Pick every line from the data that holds the word "code".

------------------------------

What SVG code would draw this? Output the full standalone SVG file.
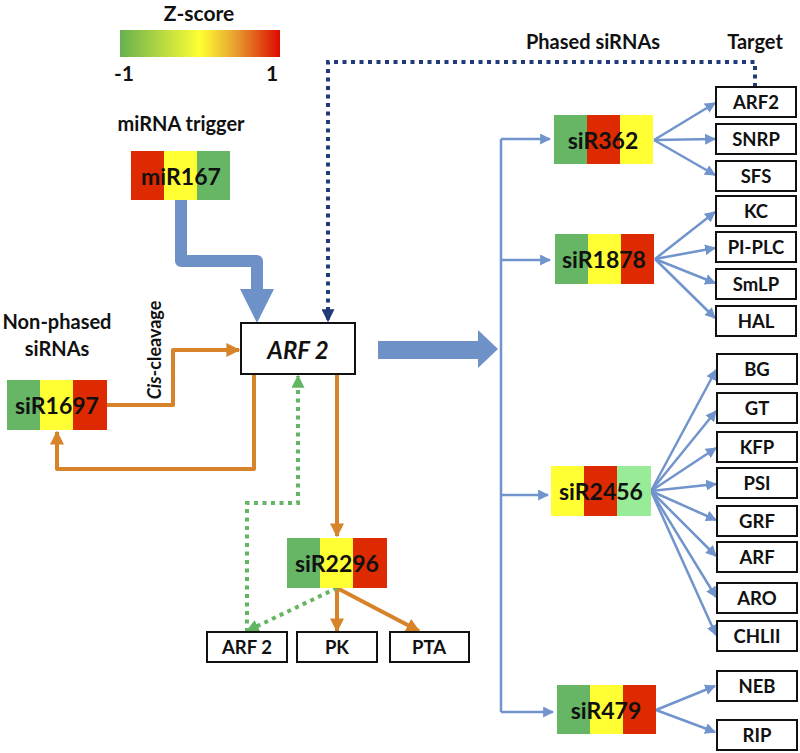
<svg xmlns="http://www.w3.org/2000/svg" width="800" height="753" viewBox="0 0 800 753">
<style>
text{font-family:Lato,"Open Sans","Liberation Sans",sans-serif;font-weight:bold;fill:#111;text-anchor:middle}
.lab{font-size:20px}
.node{font-size:23px;dominant-baseline:central}
.tgt rect{fill:#fff;stroke:#111;stroke-width:2}
.tgt text{font-size:18.5px;dominant-baseline:central}
.b{stroke:#7094cb;stroke-width:2.5;fill:none}
.o{stroke:#d6832a;stroke-width:4;fill:none}
.g{stroke:#63b563;stroke-width:4;fill:none;stroke-dasharray:4 4.5}
.n{stroke:#213a78;stroke-width:4;fill:none;stroke-dasharray:4 4.5}
.G{fill:#66b666}.Y{fill:#ffff33}.R{fill:#dd2a00}.L{fill:#98ec98}
</style>
<defs>
<linearGradient id="zg" x1="0" x2="1" y1="0" y2="0">
<stop offset="0" stop-color="#66b04f"/>
<stop offset="0.5" stop-color="#ffff33"/>
<stop offset="0.72" stop-color="#e8a030"/>
<stop offset="1" stop-color="#dd0a00"/>
</linearGradient>
<marker id="ab" viewBox="0 0 10 10" refX="9" refY="5" markerWidth="11" markerHeight="11" markerUnits="userSpaceOnUse" orient="auto"><path d="M0,0 L10,5 L0,10 z" fill="#7094cb"/></marker>
<marker id="ao" viewBox="0 0 10 10" refX="9" refY="5" markerWidth="14" markerHeight="14" markerUnits="userSpaceOnUse" orient="auto"><path d="M0,0 L10,5 L0,10 z" fill="#d6832a"/></marker>
<marker id="ag" viewBox="0 0 10 10" refX="9" refY="5" markerWidth="13" markerHeight="13" markerUnits="userSpaceOnUse" orient="auto"><path d="M0,0 L10,5 L0,10 z" fill="#63b563"/></marker>
<marker id="an" viewBox="0 0 10 10" refX="9" refY="5" markerWidth="13" markerHeight="13" markerUnits="userSpaceOnUse" orient="auto"><path d="M0,0 L10,5 L0,10 z" fill="#213a78"/></marker>
</defs>

<g id="legend">
<text x="199" y="21" style="font-size:21px">Z-score</text>
<rect x="120" y="30" width="160" height="27" fill="url(#zg)"/>
<text x="124" y="81" style="font-size:21px">-1</text>
<text x="272" y="81" style="font-size:21px">1</text>
</g>

<g id="labels">
<text x="181" y="131" class="lab">miRNA trigger</text>
<text x="57" y="329" class="lab">Non-phased</text>
<text x="57" y="356" class="lab">siRNAs</text>
<text x="593" y="49" class="lab">Phased siRNAs</text>
<text x="755" y="49" class="lab">Target</text>
<text transform="translate(161,350) rotate(-90)" style="font-size:18px"><tspan font-style="italic">Cis</tspan>-cleavage</text>
</g>

<g id="connectors">
<path d="M181,200 V261 H257 V292" stroke="#6e92c8" stroke-width="12" fill="none" stroke-linejoin="round"/>
<polygon points="240,289 274,289 257,323" fill="#6e92c8"/>
<rect x="378" y="341" width="101" height="18" fill="#6e92c8"/>
<polygon points="478,330 478,368 498,349" fill="#6e92c8"/>
<path class="n" d="M755,87 V62 H328 V321" marker-end="url(#an)"/>
<path class="o" d="M107,405 H173 V350 H239" marker-end="url(#ao)" stroke-linejoin="round"/>
<path class="o" d="M254,374 V469 H57 V432" marker-end="url(#ao)" stroke-linejoin="round"/>
<path class="o" d="M337,374 V536" marker-end="url(#ao)"/>
<path class="o" d="M337,588 V631" marker-end="url(#ao)" stroke-width="3"/>
<path class="o" d="M337,588 L419,631" marker-end="url(#ao)" stroke-width="3"/>
<path class="g" d="M337,588 L247,631" marker-end="url(#ag)"/>
<path class="g" d="M247,632 V503 H298 V376" marker-end="url(#ag)"/>
<path class="b" d="M501,139 V712"/>
<path class="b" d="M501,139 H550" marker-end="url(#ab)"/>
<path class="b" d="M501,260 H550" marker-end="url(#ab)"/>
<path class="b" d="M501,495 H548" marker-end="url(#ab)"/>
<path class="b" d="M501,712 H553" marker-end="url(#ab)"/>
<path class="b" d="M654,140 L715,103" marker-end="url(#ab)"/>
<path class="b" d="M654,140 L715,139" marker-end="url(#ab)"/>
<path class="b" d="M654,140 L715,175" marker-end="url(#ab)"/>
<path class="b" d="M655,259 L715,212" marker-end="url(#ab)"/>
<path class="b" d="M655,259 L715,248" marker-end="url(#ab)"/>
<path class="b" d="M655,259 L715,283" marker-end="url(#ab)"/>
<path class="b" d="M655,259 L715,318" marker-end="url(#ab)"/>
<path class="b" d="M651,491 L716,370" marker-end="url(#ab)"/>
<path class="b" d="M651,491 L716,411" marker-end="url(#ab)"/>
<path class="b" d="M651,491 L716,448" marker-end="url(#ab)"/>
<path class="b" d="M651,491 L716,484" marker-end="url(#ab)"/>
<path class="b" d="M651,491 L716,520" marker-end="url(#ab)"/>
<path class="b" d="M651,491 L716,556" marker-end="url(#ab)"/>
<path class="b" d="M651,491 L716,597" marker-end="url(#ab)"/>
<path class="b" d="M651,491 L716,635" marker-end="url(#ab)"/>
<path class="b" d="M656,710 L715,686" marker-end="url(#ab)"/>
<path class="b" d="M656,710 L715,732" marker-end="url(#ab)"/>
</g>

<g id="miR167">
<rect x="131" y="151" width="33" height="49" class="R"/><rect x="164" y="151" width="33" height="49" class="Y"/><rect x="197" y="151" width="33" height="49" class="G"/>
<text x="181" y="176" class="node">miR167</text>
</g>
<g id="ARF2main">
<rect x="241" y="323" width="114" height="51" fill="#fff" stroke="#111" stroke-width="2"/>
<text x="298" y="349" class="node" style="font-size:24px;font-style:italic">ARF 2</text>
</g>
<g id="siR1697">
<rect x="7" y="380" width="34" height="50" class="G"/><rect x="40" y="380" width="34" height="50" class="Y"/><rect x="73" y="380" width="34" height="50" class="R"/>
<text x="57" y="405" class="node">siR1697</text>
</g>
<g id="siR2296">
<rect x="287" y="538" width="34" height="50" class="G"/><rect x="320" y="538" width="34" height="50" class="Y"/><rect x="353" y="538" width="34" height="50" class="R"/>
<text x="337" y="563" class="node">siR2296</text>
</g>
<g id="siR362">
<rect x="554" y="115" width="34" height="49" class="G"/><rect x="587" y="115" width="34" height="49" class="R"/><rect x="620" y="115" width="33" height="49" class="Y"/>
<text x="603" y="140" class="node">siR362</text>
</g>
<g id="siR1878">
<rect x="555" y="234" width="34" height="50" class="G"/><rect x="588" y="234" width="34" height="50" class="Y"/><rect x="621" y="234" width="33" height="50" class="R"/>
<text x="604" y="259" class="node">siR1878</text>
</g>
<g id="siR2456">
<rect x="551" y="466" width="34" height="50" class="Y"/><rect x="584" y="466" width="34" height="50" class="R"/><rect x="617" y="466" width="34" height="50" class="L"/>
<text x="601" y="491" class="node">siR2456</text>
</g>
<g id="siR479">
<rect x="557" y="685" width="34" height="49" class="G"/><rect x="590" y="685" width="34" height="49" class="Y"/><rect x="623" y="685" width="33" height="49" class="R"/>
<text x="606" y="710" class="node">siR479</text>
</g>

<g id="t-ARF2b" class="tgt"><rect x="207" y="632" width="80" height="30"/><text x="247" y="647">ARF 2</text></g>
<g id="t-PK" class="tgt"><rect x="297" y="632" width="80" height="30"/><text x="337" y="647">PK</text></g>
<g id="t-PTA" class="tgt"><rect x="390" y="632" width="79" height="30"/><text x="429" y="647">PTA</text></g>

<g id="t-ARF2" class="tgt"><rect x="716" y="87" width="80" height="30"/><text x="756" y="102">ARF2</text></g>
<g id="t-SNRP" class="tgt"><rect x="716" y="124" width="80" height="30"/><text x="756" y="139">SNRP</text></g>
<g id="t-SFS" class="tgt"><rect x="716" y="161" width="80" height="30"/><text x="756" y="176">SFS</text></g>
<g id="t-KC" class="tgt"><rect x="716" y="196" width="80" height="30"/><text x="756" y="211">KC</text></g>
<g id="t-PIPLC" class="tgt"><rect x="716" y="232" width="80" height="30"/><text x="756" y="247">PI-PLC</text></g>
<g id="t-SmLP" class="tgt"><rect x="716" y="269" width="80" height="30"/><text x="756" y="284">SmLP</text></g>
<g id="t-HAL" class="tgt"><rect x="716" y="306" width="80" height="30"/><text x="756" y="321">HAL</text></g>
<g id="t-BG" class="tgt"><rect x="717" y="354" width="80" height="30"/><text x="757" y="369">BG</text></g>
<g id="t-GT" class="tgt"><rect x="717" y="393" width="80" height="30"/><text x="757" y="408">GT</text></g>
<g id="t-KFP" class="tgt"><rect x="717" y="432" width="80" height="30"/><text x="757" y="447">KFP</text></g>
<g id="t-PSI" class="tgt"><rect x="717" y="468" width="80" height="30"/><text x="757" y="483">PSI</text></g>
<g id="t-GRF" class="tgt"><rect x="717" y="506" width="80" height="30"/><text x="757" y="521">GRF</text></g>
<g id="t-ARF" class="tgt"><rect x="717" y="542" width="80" height="30"/><text x="757" y="557">ARF</text></g>
<g id="t-ARO" class="tgt"><rect x="717" y="583" width="80" height="30"/><text x="757" y="598">ARO</text></g>
<g id="t-CHLII" class="tgt"><rect x="717" y="621" width="80" height="30"/><text x="757" y="636">CHLII</text></g>
<g id="t-NEB" class="tgt"><rect x="717" y="671" width="80" height="30"/><text x="757" y="686">NEB</text></g>
<g id="t-RIP" class="tgt"><rect x="717" y="720" width="80" height="30"/><text x="757" y="735">RIP</text></g>
</svg>
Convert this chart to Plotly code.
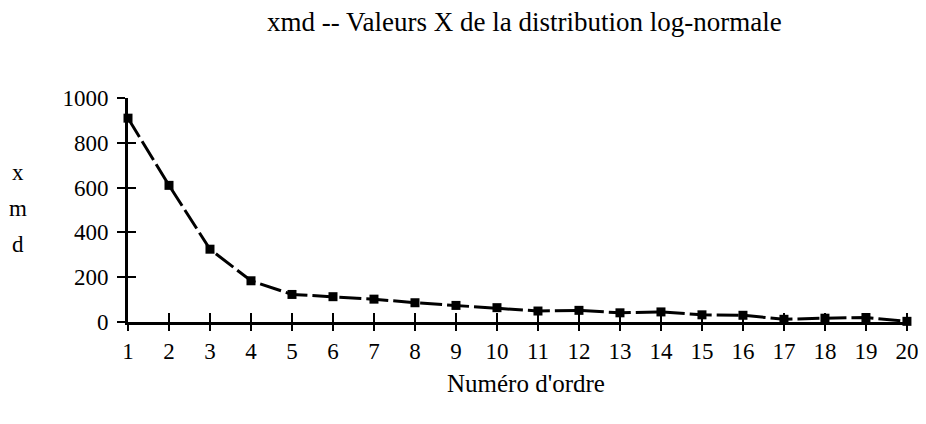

------------------------------

- _Worked solution_:
What SVG code would draw this? Output the full standalone SVG file.
Convert this chart to Plotly code.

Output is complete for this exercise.